Straggler here, & noticing how your original post & thread have gotten somewhat derailed - which is often the case around these parts...Oh, well...the more the merrier...

So back to the point of origin...hopefully I will add a tad to the thread as I appreciate your subject-matter, line of thinking & willingness to share your points of view

My Beliefs:

1. A great Creator, (God to me), designed our planet, universe, & more
2. A Creator isn't necessarily at odds with Evolution (as brief examples: free will, lack of the scientific community to pin-point specific dates, etc.)

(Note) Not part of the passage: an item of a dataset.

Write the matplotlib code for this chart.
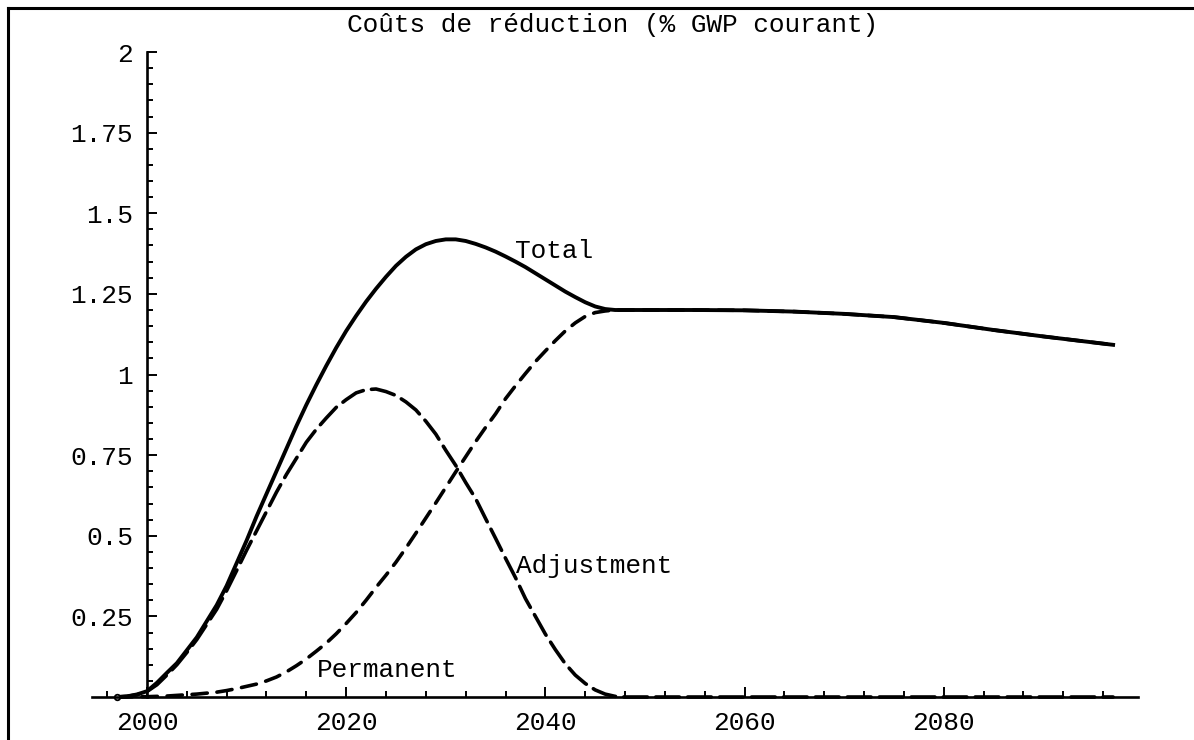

I do hold a BS. My MS & PhD are in a technical field. I don't consider myself a scientist (in the controlled laboratory sense albeit a few occasions), but I am faculty at a University. As such, I'm required to perform research via the scientific method in controlled settings regularly. Some of this investigation is personal, some for the alphabet agencies, & some for the private sector...

I work in a fairly large department in a much larger College within the university...

Despite the technical/scientific dogmas among my colleagues, I would have to say 1/3 of them have expressed their religious views whether they are Christians, Muslims, Hindi, Buddhists, or Taoists. I would also have to say that almost another 1/3 of them are not religious but spiritual in believing in a God more personal to each...& it is not just science...Oddly, I will specify that the older professors are more apt to believe or make those expressions than the younger...

There is much more I could say on a personal level, but TMI perhaps...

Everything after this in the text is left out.